Today’s parents are raising children in an environment shaped by digital exposure, academic pressure, financial responsibilities, fast-changing social norms and constant comparison. Many are caring for children while also supporting ageing parents, managing demanding careers and trying to protect the emotional wellbeing of the household. The family remains the safest place for a child to grow, but even the strongest homes can feel the strain when pressure becomes constant.
Globally, this strain is becoming clearer. The World Health Organisation estimates that one in seven young people aged 10 to 19 experiences a mental disorder, with anxiety, depression and behavioural disorders among the leading causes of illness and disability in adolescence. UNICEF has also stressed that protecting children’s mental health must include support for parents and caregivers.
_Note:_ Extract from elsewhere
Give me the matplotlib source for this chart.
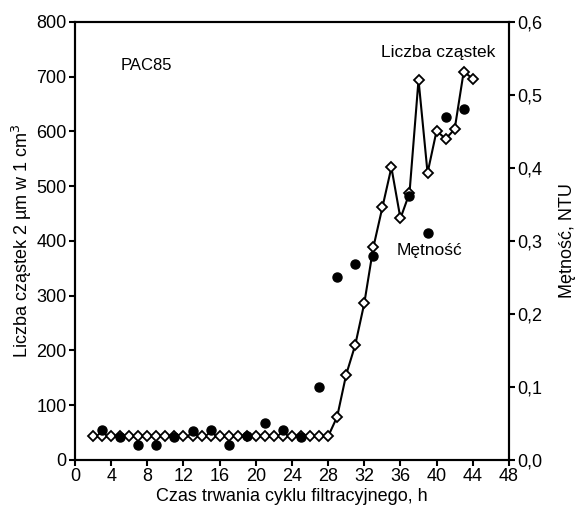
import matplotlib
matplotlib.use("Agg")
import matplotlib.pyplot as plt
import matplotlib.ticker as mticker

plt.rcParams['font.family'] = ['Liberation Sans', 'DejaVu Sans']

# particle count (diamonds), left axis
czas_czastki = list(range(2, 45))
liczba_czastek = [43] * 27 + [79, 156, 210, 286, 388, 461, 534, 441, 487, 694,
                              524, 601, 586, 604, 709, 696]

# turbidity (dots), right axis
czas_metnosc = [3, 5, 7, 9, 11, 13, 15, 17, 19, 21, 23, 25, 27, 29, 31, 33,
                37, 39, 41, 43]
metnosc = [0.041, 0.032, 0.021, 0.021, 0.032, 0.040, 0.041, 0.021, 0.033,
           0.050, 0.041, 0.032, 0.100, 0.250, 0.269, 0.279, 0.361, 0.311,
           0.469, 0.480]

x_ticks = list(range(0, 49, 4))
y_ticks = list(range(0, 801, 100))
y2_ticks = [0.0, 0.1, 0.2, 0.3, 0.4, 0.5, 0.6]

fig = plt.figure(figsize=(5.77, 5.09), dpi=100)
ax = fig.add_axes([0.130, 0.0963, 0.752, 0.861])
ax2 = ax.twinx()

ax.plot(czas_czastki, liczba_czastek, color='black', lw=1.5, marker='D',
        markersize=5, markerfacecolor='white', markeredgecolor='black',
        markeredgewidth=1.3, zorder=2)
ax2.plot(czas_metnosc, metnosc, 'o', color='black', markersize=6.5, zorder=3)

ax.set_xlim(0, 48)
ax.set_ylim(0, 800)
ax2.set_ylim(0, 0.6)
ax.set_xticks(x_ticks)
ax.set_yticks(y_ticks)
ax2.set_yticks(y2_ticks)
ax2.yaxis.set_major_formatter(mticker.FuncFormatter(lambda v, p: f"{v:.1f}".replace('.', ',')))

for a in (ax, ax2):
    for s in a.spines.values():
        s.set_linewidth(1.5)
    a.tick_params(direction='out', length=4, width=1.5, labelsize=13, pad=2)

ax.set_ylabel('Liczba cząstek 2 µm w 1 cm$^3$', fontsize=13, labelpad=2)
ax2.set_ylabel('Mętność, NTU', fontsize=13, labelpad=12)
ax.set_xlabel('Czas trwania cyklu filtracyjnego, h', fontsize=13, labelpad=2)

# annotations
fig.text(146 / 577, 1 - 66 / 509, 'PAC85', ha='center', va='center', fontsize=12)
fig.text(438 / 577, 1 - 52 / 509, 'Liczba cząstek', ha='center', va='center', fontsize=12.5)
fig.text(429 / 577, 1 - 250 / 509, 'Mętność', ha='center', va='center', fontsize=12.5)

fig.savefig('out.png', dpi=100)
That is why the conversation on Global Day of Parents must move beyond appreciation. Gratitude matters, but it is not enough. A society cannot ask parents to raise resilient children while leaving parents to navigate constant pressure alone.
And this matters deeply for the UAE.
When we speak about strong societies, we often speak about education, healthcare, employment and community development. These are essential. But before a child reaches any of these systems, they first experience society through their parents. The home is where a child learns safety, trust, discipline, empathy and belonging. In that sense, parenting is the first layer of social infrastructure. If that layer is under constant pressure, the impact does not remain inside the home. It eventually reaches schools, workplaces, communities and public systems.
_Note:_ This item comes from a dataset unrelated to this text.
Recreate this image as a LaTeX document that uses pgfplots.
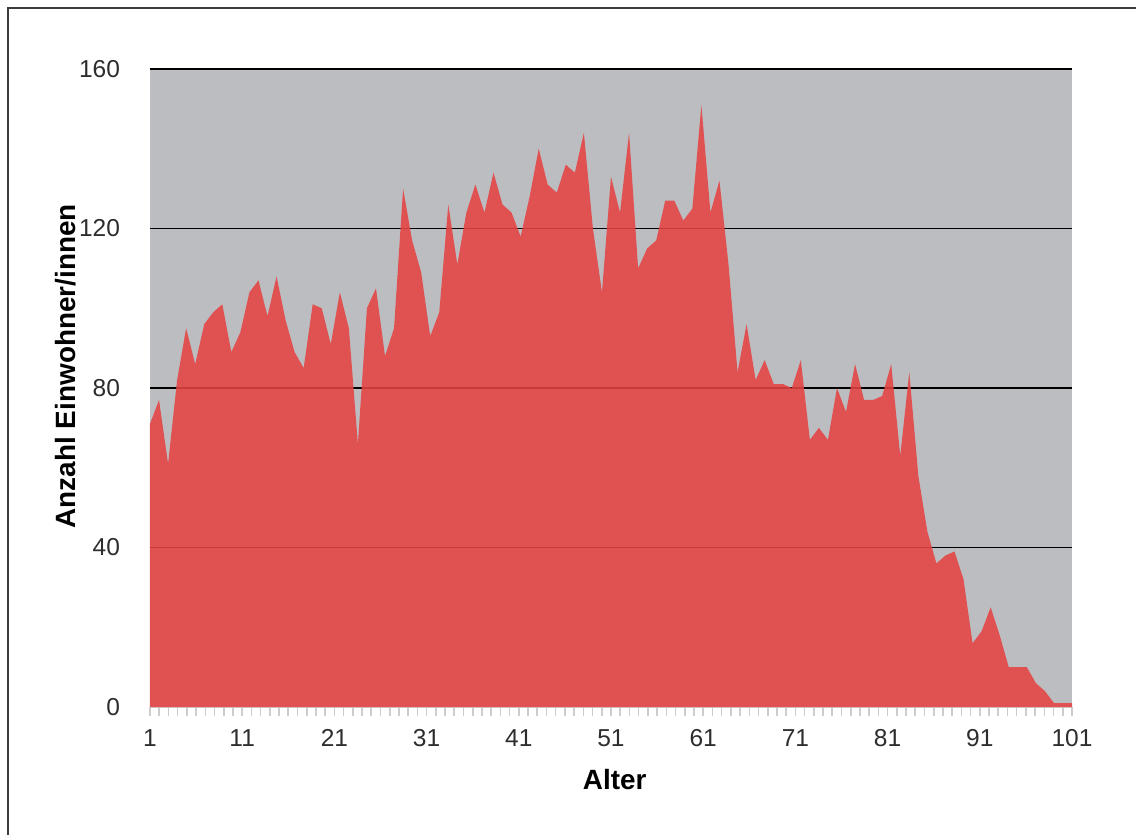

As the nation marks the Year of Family, we are reminded that family stability is not a sentimental idea. Strong families shape confident children, connected communities and a society that can face change without losing its values. In the UAE, where family cohesion, respect, care and intergenerational connection remain central to our social fabric, the Family Care Authority continues to play an important role in strengthening family wellbeing and empowering parents, who remain at the heart of carrying these values forward.
Yet we must be honest. Celebrating parents cannot mean placing every burden on them.
For too long, society has treated parenting pressure as a private matter. If a child is struggling, parents are expected to know what to do. If a household is tense, parents are expected to absorb it. If a young person is anxious, withdrawn or overwhelmed, parents are expected to respond with patience and strength, even when they themselves are exhausted.
This is where our thinking must change.
Parents do not need judgement. They need guidance. They need safe spaces to ask questions early, before challenges become crises. They need access to counselling, family guidance, protection services and integrated community programmes that recognise the realities of modern family life. They need systems that see the family, rather than responding only when something has already gone wrong.
Parents hold the first and most lasting influence in a child’s life. Our responsibility as a society is to ensure they do not have to hold that responsibility alone.